Thanks for the replies!

I currently have 6 (well 5 for sure but can never tell if one is just hiding or not...) red cherry shrimp in with my HMEE in my 5g NPT along with 1 nerite and everyone has been great and no casualties (has been set up for a month). My nerite does an amazing job with algae and was worried about diatoms, especially, with the new 2.5g. I may wait to see if the tank gets algae before adding in a nerite just to be safe.

My plan (as of now) is to set up the tank and let it sit and mature for 3 weeks before switching over my betta (he has trouble swimming due to SB issues and massive finnage so want to make sure it is all ready to go before transferring him). If during that 3 weeks it looks like algae I will likely get a nerite. Still debating on the shrimp. My boy has been alone for so long I don't want to give him a complete shock :shock: (not to mention if anything happens to him my mom will kill me...). I wouldn't be worried about the shrimp's safety as I said, Razz has some difficulty swimming.

------
So, stocking check. Do the plants below sound okay for starting the NPT in the 2.5?

Wisteria (couple of trimmings from my other NPT)
Hygro corymbosa (temple plant - probably just one trim from other NPT)
1 pygmy chain sword (or two...my other NPT is exploding with baby plantlets)
Anubias (maybe? or a Java Fern - either one tied to a rock)

Is that too much or not enough? Thoughts, opinions?


----------



## amphirion (Jan 15, 2014)

most of those plants i would avoid using, because not only do they grow fast, but they grow large. the dimensions of the plants would not go well with the tank.
the plants that would be alright in that tank would be the Anubias (depending on the species, nana var barteri or 'petite' is ideal.) the java fern is a slow grower, but i would recommend the 'philippine' cultivar as it stays small and is compact.

as a foreground, i would replace the pygmy chain sword with dwarf hair grass. stemmed plants such as rotala sp. will work in the tank as well (in the back). cryptocoryne parva is an excellent foreground to midground plant, and alternanthera reineckii mini is a wonderful plant to grow if it's conditions are met.


----------



## johnnymillenium (Feb 15, 2013)

Yes you can definitely keep a 2.5 gal NPT. although I think you may need another species or two of plants, I'm not entirely sure though seeing as how I'm new to keeping a NPT. Possibly another stem and a floating plant? I have a wisteria and LOVE it. I also second getting one nerite snail, although I haven't actually gotten one yet. It seems legit though ^_^


----------



## summersea (Jul 26, 2013)

Okay, slight change in plan. Went to petco and they had the 5g mini bow on sale for only $10 more than I spent for the 2.5g 

Moral of the story - I now have a 5g mini bow to make an NPT! Sooo for the stocking of plants and/or snails will my original plant list work (maybe switching to hair grass and/or bacopa from PetsMart. Also a Nerite and a couple shrimp good? I just hope it isn't too big for my guy since he has a little bit of trouble swimming...


----------



## Flint (Oct 22, 2013)

I'd just stick with him an the nerite still. 3 shirimps if you want any.


----------



## LittleBettaFish (Oct 2, 2010)

Is this going to be a soil-based tank? I know some members on here refer to all planted tanks as NPT, but a 'true' NPT to me is one that involves the use of soil as a substrate. 

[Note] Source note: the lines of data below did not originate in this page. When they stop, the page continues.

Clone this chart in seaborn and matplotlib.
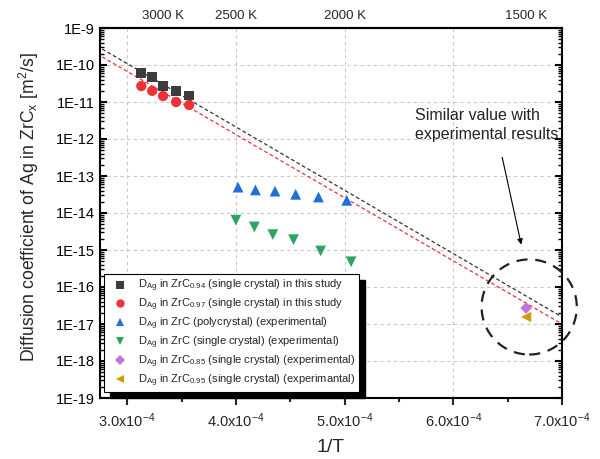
import numpy as np
import pandas as pd
import matplotlib
matplotlib.use("Agg")
import matplotlib.pyplot as plt
import seaborn as sns
from matplotlib.patches import Ellipse, Rectangle
from matplotlib.transforms import IdentityTransform
from matplotlib.ticker import FixedLocator, LogLocator, NullFormatter, FuncFormatter

# data (x = 1/T, y = D in m^2/s)
inv_T_study = [3.13e-4, 3.23e-4, 3.33e-4, 3.45e-4, 3.57e-4]
D_zrc094 = [6.0e-11, 4.7e-11, 2.7e-11, 2.0e-11, 1.5e-11]
D_zrc097 = [2.7e-11, 2.0e-11, 1.45e-11, 1.0e-11, 8.3e-12]

inv_T_poly = [4.02e-4, 4.18e-4, 4.36e-4, 4.55e-4, 4.76e-4, 5.02e-4]
D_poly = [5.0e-14, 4.2e-14, 3.9e-14, 3.2e-14, 2.7e-14, 2.2e-14]

inv_T_single = [4.0e-4, 4.17e-4, 4.34e-4, 4.53e-4, 4.78e-4, 5.06e-4]
D_single = [6.4e-15, 4.2e-15, 2.6e-15, 1.9e-15, 9.4e-16, 4.8e-16]

inv_T_1500 = [6.67e-4]
D_zrc085 = [2.7e-17]
D_zrc095 = [1.55e-17]

fit_x = [2.77e-4, 7.0e-4]
fit_zrc094 = [2.7e-10, 1.55e-17]
fit_zrc097 = [1.66e-10, 1.0e-17]

top_temps = [3000, 2500, 2000, 1500]

labels = [
    r"D$_{\mathregular{Ag}}$ in ZrC$_{\mathregular{0.94}}$ (single crystal) in this study",
    r"D$_{\mathregular{Ag}}$ in ZrC$_{\mathregular{0.97}}$ (single crystal) in this study",
    r"D$_{\mathregular{Ag}}$ in ZrC (polycrystal) (experimental)",
    r"D$_{\mathregular{Ag}}$ in ZrC (single crystal) (experimental)",
    r"D$_{\mathregular{Ag}}$ in ZrC$_{\mathregular{0.85}}$ (single crystal) (experimental)",
    r"D$_{\mathregular{Ag}}$ in ZrC$_{\mathregular{0.95}}$ (single crystal) (experimantal)",
]

sns.set_style("white")
plt.rcParams['font.family'] = ['Liberation Sans', 'DejaVu Sans']
plt.rcParams['mathtext.fontset'] = 'custom'
plt.rcParams['mathtext.rm'] = 'Liberation Sans'
plt.rcParams['mathtext.it'] = 'Liberation Sans:italic'

fig = plt.figure(figsize=(6, 4.59), dpi=100)
ax = fig.add_axes([100 / 600, 1 - 398 / 459, 462 / 600, 370 / 459])

# fit lines
sns.lineplot(x=fit_x, y=fit_zrc094, ax=ax, color="#333333", lw=0.9, zorder=2)
sns.lineplot(x=fit_x, y=fit_zrc097, ax=ax, color="#e8333a", lw=0.9, zorder=2)
for ln in ax.lines:
    ln.set_dashes((3, 2))

series = [
    (inv_T_study, D_zrc094, "s", "#3c3c3c", 50),
    (inv_T_study, D_zrc097, "o", "#ee3338", 55),
    (inv_T_poly, D_poly, "^", "#1f6fd4", 60),
    (inv_T_single, D_single, "v", "#2ea463", 60),
    (inv_T_1500, D_zrc085, "D", "#c073d9", 35),
    (inv_T_1500, D_zrc095, "<", "#d09a00", 55),
]
handles = []
for (xs, ys, mk, col, sz), lab in zip(series, labels):
    df = pd.DataFrame({"x": xs, "y": ys})
    sns.scatterplot(data=df, x="x", y="y", ax=ax, marker=mk, color=col, s=sz,
                    edgecolor="none", zorder=3)
    handles.append(plt.Line2D([], [], ls="none", marker=mk, color=col,
                              markersize=6 if mk != "D" else 5, markeredgewidth=0))

ax.set_yscale("log")
ax.set_xlim(2.75e-4, 7.0e-4)
ax.set_ylim(1e-19, 1e-9)

ax.xaxis.set_major_locator(FixedLocator([3e-4, 4e-4, 5e-4, 6e-4, 7e-4]))
ax.xaxis.set_minor_locator(FixedLocator([3.5e-4, 4.5e-4, 5.5e-4, 6.5e-4]))
ax.xaxis.set_major_formatter(FuncFormatter(lambda v, p: r"%.1fx10$^{\mathregular{-4}}$" % (v * 1e4)))
ax.yaxis.set_major_locator(LogLocator(base=10, numticks=20))
ax.yaxis.set_minor_locator(LogLocator(base=10, subs=np.arange(2, 10), numticks=20))
ax.yaxis.set_minor_formatter(NullFormatter())
ax.yaxis.set_major_formatter(FuncFormatter(lambda v, p: "1E%d" % round(np.log10(v))))

ax.tick_params(axis="y", which="both", direction="in", left=True, right=True,
               labelsize=10.5, width=1.5, colors="black")
ax.tick_params(axis="y", which="major", length=5)
ax.tick_params(axis="y", which="minor", length=3, width=1)
ax.tick_params(axis="x", which="both", direction="out", bottom=True, top=False,
               labelsize=10.5, width=1.5)
ax.tick_params(axis="x", which="major", length=5, pad=5)
ax.tick_params(axis="x", which="minor", length=3)

for side in ["left", "bottom", "right", "top"]:
    ax.spines[side].set_color("black")
    ax.spines[side].set_linewidth(1.5)

ax.grid(True, which="major", color="#c8c8c8", lw=0.8, ls=(0, (3, 3)))
ax.set_axisbelow(True)

ax.set_xlabel("1/T", fontsize=14, labelpad=6)
ax.set_ylabel(r"Diffusion coefficient of Ag in ZrC$_{\mathregular{x}}$ [m$^{\mathregular{2}}$/s]",
              fontsize=12.7)
ax.yaxis.set_label_coords(-0.127, 0.516)

# top temperature axis
top = ax.secondary_xaxis("top", functions=(lambda x: x, lambda x: x))
top.set_xticks([1 / t for t in top_temps])
top.set_xticklabels(["%d K" % t for t in top_temps])
top.tick_params(length=0, labelsize=9.5, pad=4)
top.spines["top"].set_linewidth(1.5)

# annotation
ax.text(5.65e-4, 6.8e-12, "Similar value with\nexperimental results", fontsize=11.5,
        va="top", ha="left", color="#222222", linespacing=1.3)
ax.annotate("", xy=(6.625e-4, 1.4e-15), xytext=(6.45e-4, 3.2e-13),
            arrowprops=dict(arrowstyle="-|>", color="black", lw=0.8,
                            mutation_scale=8, shrinkA=0, shrinkB=0))
ax.add_patch(Ellipse((0.929, 0.246), 0.206, 0.257, transform=ax.transAxes,
                     fill=False, ec="#222222", lw=1.6, ls=(0, (5, 3.5)),
                     clip_on=False, zorder=4))

leg = ax.legend(handles, labels, loc="lower left", bbox_to_anchor=(0.009, 0.016),
                borderaxespad=0, fontsize=8, frameon=True, fancybox=False,
                edgecolor="black", framealpha=1, labelspacing=0.22,
                handlelength=2.25, handletextpad=0.5, borderpad=0.32)
leg.get_frame().set_linewidth(0.8)
leg.set_zorder(6)

# offset black shadow behind the legend box
fig.canvas.draw()
bb = leg.get_window_extent()
ax.add_patch(Rectangle((bb.x0 + 6, bb.y0 - 6), bb.width, bb.height,
                       transform=IdentityTransform(), color="black",
                       zorder=5.5, clip_on=False))

fig.savefig("out.png", dpi=100)
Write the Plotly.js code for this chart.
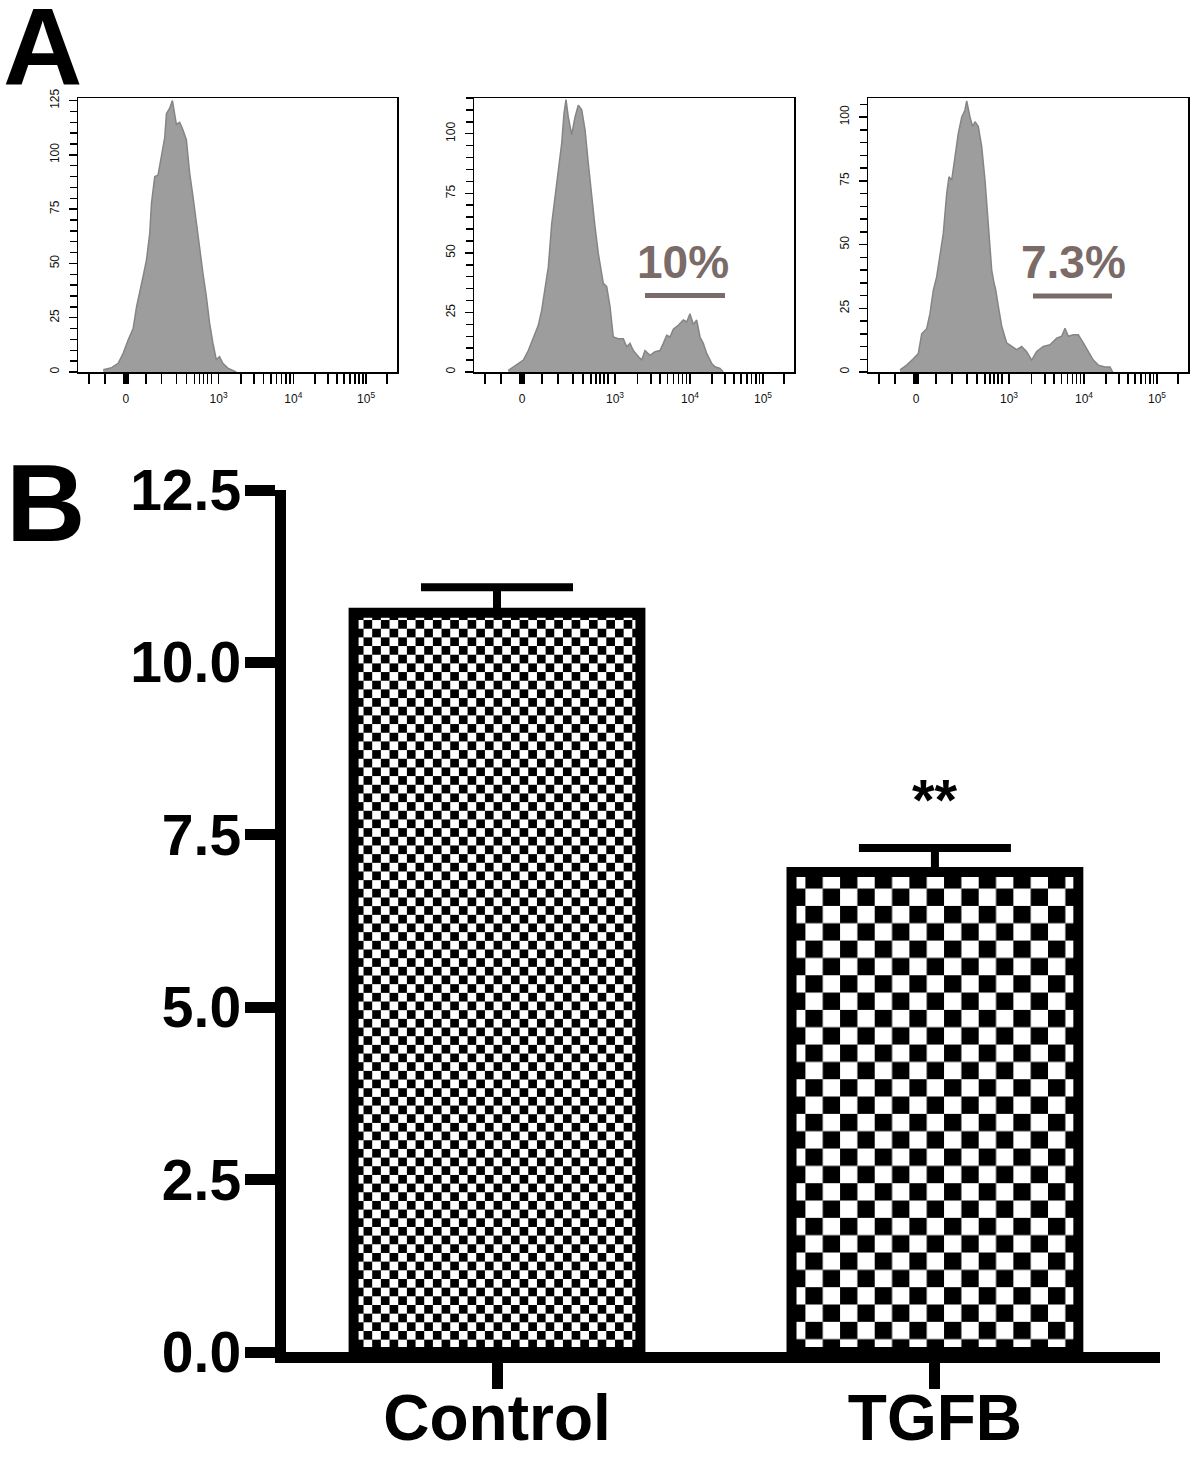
<!DOCTYPE html>
<html>
<head>
<meta charset="utf-8">
<script src="https://cdn.plot.ly/plotly-3.0.1.min.js"></script>
<style>html,body{margin:0;padding:0;background:#fff}#chart{width:1200px;height:1466px}</style>
</head>
<body>
<div id="chart"></div>
<script>
// ---------- DATA ----------
// Panel A: flow cytometry histograms (x in display channel units, y = count)
const histCtrlX = [25.3,33.7,40.3,45.3,50.3,55.3,58.7,62,65.3,68.7,72,73.7,77,80.3,83.7,87,88.7,92,94.7,97,98.7,102,105.3,108.7,112,115.3,118.7,122,125.3,128.7,132,135.3,138.7,142,145.3,150.3,157,158.7];
const histCtrlY = [1,2,4,8.6,14.7,20,30,37.8,44,51.6,64,77.7,90,90.7,99,108,119,121.5,125,117.6,114,115,111.5,107,91.6,81,68.6,57.8,45.6,35,22.5,13.4,5.7,7,4,1.8,0.5,0];

const hist2X = [34.3,42.7,49.3,54.3,59.3,64.3,67.7,71,74.3,77.7,81,84.3,87.7,90,92,94.3,97.7,101,104.3,107.7,111,114.3,117.7,121,124.3,129.3,132.7,136,139.3,144.3,149.3,152.7,156,159.3,164.3,167.7,171,176,181,186,189.3,192.7,196,199.3,204.3,209.3,212.7,216,219.3,222.7,226,229.3,232.7,237.7,241,246,249.3];
const hist2Y = [0.7,2.9,5,9,14.7,19.6,26,34.5,44,62.2,73.6,86.3,96,108.6,114.3,107,99.6,107,112,110,101.7,87.6,73.6,61,49.8,37.2,35.8,27.5,14.7,14,14,10.6,12,9,6.5,5,9,7,8.5,9,12,15.4,14.7,18,19.6,21.8,21,24.4,20,21.8,14.7,12,7.8,3.6,2.2,1.5,0];

const hist3X = [32,38.7,45.3,50.3,53.7,58.7,62,65.3,68.7,72,75.3,78.7,81,83.7,87,90.3,93.7,97,98.7,102,104.7,107,110.3,113.7,117,120.3,123.7,126,127.7,130.3,133.7,138.7,143.7,148.7,153.7,158.7,163.7,168.7,175.3,182,188.7,193.7,197,200.3,205.3,210.3,215.3,220.3,225.3,230.3,237,242,244.7];
const hist3Y = [0.8,2.7,5.2,7.2,15,17,23,32,37.4,46.5,54.4,70,76.6,75.3,84.4,93.6,100,102.8,106.4,100,96.3,98.2,96.3,88.4,75.3,59.6,40,34.9,32.3,25.8,18,11.4,10,8.8,10,8,4.7,8,10,10.7,13.3,14,17.2,14,14.6,14.6,11.4,8,4.7,2.7,2,2,0];

const histLabels = ["10%", "7.3%"];
const histYMax = [126.2, 115, 107.5];

// Panel B: bar chart
const groups = ["Control", "TGFB"];
const means = [10.72, 6.96];
const sems = [0.37, 0.35];
const sigMarks = ["", "**"];
const barTicks = [0, 2.5, 5, 7.5, 10, 12.5];

// ---------- AXIS TICK CONFIG (flow biexponential display) ----------
const majorPos = [48, 141, 216, 289];
const majorText = ["0", "10<sup>3</sup>", "10<sup>4</sup>", "10<sup>5</sup>"];
const minorPos = [11, 27, 46, 47, 49, 50, 68, 84, 99, 109, 117, 122, 126, 130, 134, 310];
for (let k = 2; k <= 9; k++) { minorPos.push(141 + 75 * Math.log10(k)); minorPos.push(216 + 73 * Math.log10(k)); }

const FONT = "Liberation Sans, Arial, Helvetica, sans-serif";
const W = 1200, H = 1466;
const px = x => x / W, py = y => 1 - y / H;

function histXAxis(dom, anchor) {
  return {
    domain: dom, anchor: anchor, range: [0, 320], showline: true, mirror: true,
    linecolor: '#000', linewidth: 1.5, ticks: 'outside', ticklen: 10, tickwidth: 1.5, tickcolor: '#000',
    tickmode: 'array', tickvals: majorPos, ticktext: majorText, ticklabelstandoff: 5,
    tickfont: { size: 12, family: FONT, color: '#111' }, showgrid: false, zeroline: false, fixedrange: true,
    minor: { tickmode: 'array', tickvals: minorPos, ticks: 'outside', ticklen: 10, tickwidth: 1.5, tickcolor: '#000', showgrid: false }
  };
}
function histYAxis(dom, anchor, ymax) {
  const tv = [];
  for (let v = 0; v <= ymax; v += 25) tv.push(v);
  return {
    domain: dom, anchor: anchor, range: [0, ymax], showline: true, mirror: true,
    linecolor: '#000', linewidth: 1.5, ticks: 'outside', ticklen: 8, tickwidth: 1.5, tickcolor: '#000',
    tickmode: 'array', tickvals: tv, tickangle: -90, ticklabelstandoff: 5,
    tickfont: { size: 12, family: FONT, color: '#111' }, showgrid: false, zeroline: false, fixedrange: true,
    minor: { dtick: 5, tick0: 0, ticks: 'outside', ticklen: 7, tickwidth: 1.5, tickcolor: '#000', showgrid: false }
  };
}

const yDomA = [py(372), py(98)];
const histStyle = { mode: 'lines', fill: 'tozeroy', fillcolor: '#9d9d9d', line: { color: '#858585', width: 1.5 }, hoverinfo: 'skip' };

const traces = [
  Object.assign({ x: histCtrlX, y: histCtrlY, xaxis: 'x', yaxis: 'y' }, histStyle),
  Object.assign({ x: hist2X, y: hist2Y, xaxis: 'x2', yaxis: 'y2' }, histStyle),
  Object.assign({ x: hist3X, y: hist3Y, xaxis: 'x3', yaxis: 'y3' }, histStyle)
];
groups.forEach((g, i) => {
  traces.push({
    type: 'bar', x: [g], y: [means[i]], xaxis: 'x4', yaxis: 'y4', width: 0.655,
    marker: { color: '#ffffff', line: { color: '#000', width: 10 } },
    error_y: { type: 'data', symmetric: false, array: [sems[i]], arrayminus: [0], color: '#000', thickness: 8, width: 76 },
    hoverinfo: 'skip'
  });
});

const annotations = [
  { text: '<b>A</b>', x: px(42), y: py(46), xref: 'paper', yref: 'paper', showarrow: false, font: { size: 110, family: FONT, color: '#000' }, xanchor: 'center', yanchor: 'middle' },
  { text: '<b>B</b>', x: px(45), y: py(502), xref: 'paper', yref: 'paper', showarrow: false, font: { size: 110, family: FONT, color: '#000' }, xanchor: 'center', yanchor: 'middle' },
  { text: '<b>' + histLabels[0] + '</b>', x: px(683), y: py(262), xref: 'paper', yref: 'paper', showarrow: false, font: { size: 46, family: FONT, color: '#7a6a68' }, xanchor: 'center', yanchor: 'middle' },
  { text: '<b>' + histLabels[1] + '</b>', x: px(1073), y: py(262), xref: 'paper', yref: 'paper', showarrow: false, font: { size: 46, family: FONT, color: '#7a6a68' }, xanchor: 'center', yanchor: 'middle' }
];
groups.forEach((g, i) => {
  if (sigMarks[i]) annotations.push({ text: '<b>' + sigMarks[i] + '</b>', x: g, y: means[i] + sems[i], xref: 'x4', yref: 'y4', yshift: 48, showarrow: false, font: { size: 58, family: FONT, color: '#000' }, xanchor: 'center', yanchor: 'middle' });
});

const shapes = [
  { type: 'line', xref: 'paper', yref: 'paper', x0: px(645), x1: px(725), y0: py(295.5), y1: py(295.5), line: { color: '#7a6a68', width: 5 } },
  { type: 'line', xref: 'paper', yref: 'paper', x0: px(1033), x1: px(1112), y0: py(296), y1: py(296), line: { color: '#7a6a68', width: 5 } }
];

const layout = {
  width: W, height: H, margin: { l: 0, r: 0, t: 0, b: 0 }, paper_bgcolor: '#fff', plot_bgcolor: '#fff',
  showlegend: false, barmode: 'overlay',
  xaxis: histXAxis([px(78), px(397)], 'y'),
  yaxis: histYAxis(yDomA, 'x', histYMax[0]),
  xaxis2: histXAxis([px(474), px(794)], 'y2'),
  yaxis2: histYAxis(yDomA, 'x2', histYMax[1]),
  xaxis3: histXAxis([px(868), px(1188)], 'y3'),
  yaxis3: histYAxis(yDomA, 'x3', histYMax[2]),
  xaxis4: {
    domain: [px(285.5), px(1160)], anchor: 'y4', type: 'category', range: [-0.483, 1.514],
    showline: true, linecolor: '#000', linewidth: 11, ticks: 'outside', ticklen: 26, tickwidth: 11, tickcolor: '#000',
    ticklabelstandoff: -26,
    tickfont: { size: 64, family: FONT, color: '#000', weight: 'bold' }, showgrid: false, zeroline: false, fixedrange: true
  },
  yaxis4: {
    domain: [py(1352), py(490)], anchor: 'x4', range: [0, 12.5],
    showline: true, linecolor: '#000', linewidth: 11, ticks: 'outside', ticklen: 30, tickwidth: 11, tickcolor: '#000',
    tickmode: 'array', tickvals: barTicks, tickformat: '.1f', ticklabelstandoff: -8,
    tickfont: { size: 57, family: FONT, color: '#000', weight: 'bold' }, showgrid: false, zeroline: false, fixedrange: true
  },
  annotations: annotations, shapes: shapes
};

Plotly.newPlot('chart', traces, layout, { staticPlot: true, displayModeBar: false }).then(gd => {
  // checkerboard fills for the bars (pattern sizes per group)
  const svgNS = 'http://www.w3.org/2000/svg';
  const defs = gd.querySelector('.main-svg defs');
  const sizes = [8.67, 17.33];
  sizes.forEach((s, i) => {
    const pat = document.createElementNS(svgNS, 'pattern');
    pat.setAttribute('id', 'chk' + i);
    pat.setAttribute('patternUnits', 'userSpaceOnUse');
    pat.setAttribute('width', 2 * s); pat.setAttribute('height', 2 * s);
    const mk = (x, y, w, h, c) => { const r = document.createElementNS(svgNS, 'rect'); r.setAttribute('x', x); r.setAttribute('y', y); r.setAttribute('width', w); r.setAttribute('height', h); r.setAttribute('fill', c); pat.appendChild(r); };
    mk(0, 0, 2 * s, 2 * s, '#ffffff');
    mk(0, 0, s, s, '#000000');
    mk(s, s, s, s, '#000000');
    defs.appendChild(pat);
  });
  const barTraces = gd.querySelectorAll('.barlayer .trace');
  barTraces.forEach((t, i) => {
    t.querySelectorAll('path').forEach(p => { p.style.fill = 'url(#chk' + i + ')'; });
  });
});
</script>
</body>
</html>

If you are using soil, you want to use fast-growing stems and floating plants at least in the initial weeks of set-up. Soil contains a lot of nutrients that can leech out into the water column. Therefore, you want plants that are going to utilise these nutrients and prevent ammonia spikes and other issues. Plants such as wisteria, watersprite, hornwort, duckweed, Amazon frogbit, ambulia, anacharis etc. are all great options for a NPT as they are will consume much more nutrients than slow growers such as anubias and java fern.


----------



## summersea (Jul 26, 2013)

Yes, this will be a soil based tank. As of now, this is the plan...

1" Miracle Grow Organic Potting Mix
1/2" Petco Black Sand Cap
15watt CFL 6500K bulb

Plants:
1 Anubias nana (roots buried but rhizome above cap)
1 Java fern (tied to a rock)
2-3 Wisteria trimmings
1 Container Alternanthera reineckii cardinalis from Petsmart (only new plant they had that Peachii listed earlier - though contemplating exchanging for bacopa)
1-2 Pygmy Chain Sword Plantlets 

Other Possibilities from Trimmings of Other NPT:
Cambomba (1 stem)
Ludwigia red (1-2 Stems)

Stocking:
3 Ghost or Red Cherry Shrimp (added 3-5 days after setup with every other day 50% water changes)
1 Nerite Snail (added 2-3 weeks after setup)
1 DT Betta (added 3 weeks after setup - after water parameters have stabilized)

Thoughts and opinions? My LFS do not have much in terms of selection of plants. This is all that has been previously listed that I can get my hands on. Is this enough plants? Should I up the number of wisteria (I am not opposed to having to trim them often to keep them from outgrowing the tank - currently do that on my other 5g NPT)

Again, thank you for all the replies and help!


----------



## summersea (Jul 26, 2013)

Oh, also forgot to mention under other plant possibilities that I can trim one of my hygro corymbosa stems...in fact I may go ahead as add that under the planned plant section as I love that plant!


----------



## jadaBlu (Feb 14, 2013)

I recieved these suggestions from a member. where I wanted to be able to float some plants until I could plant they are supposed to be low light and low maintanence

Green hygro/Sunset hygro
Water wisteria
brazzillian pennywort
limnophilia sessepholia
anacharis
rotala rotundafolia
guppy grass

Also make sure you keep the betta where it it is and let the tank run a few weeks. You don't have to but you can then be sure the plants have taken off and is successful.


----------



## jadaBlu (Feb 14, 2013)

The limophilia may be mispelled I couldn't find it when I was trying to look it up.


----------



## peachii (Jan 6, 2013)

Limnophila sessiliflora, yeah I renamed it apparently.


----------



## summersea (Jul 26, 2013)

Sadly I just don't have those plant options near me. :-(. Wish we had more variety but I make do with the select few my one LFS that sells aquatic plants has and what I can get at petco/PetsMart. But I thank you for all the suggestions! Now if only the heater would get here so I can set up the tank ;-)


----------



## Tree (Sep 29, 2013)

Yup I have a 1.5, 2.6 and a 3 gallon tanks that are NPT. all with one betta and a Nerite snail. =)


----------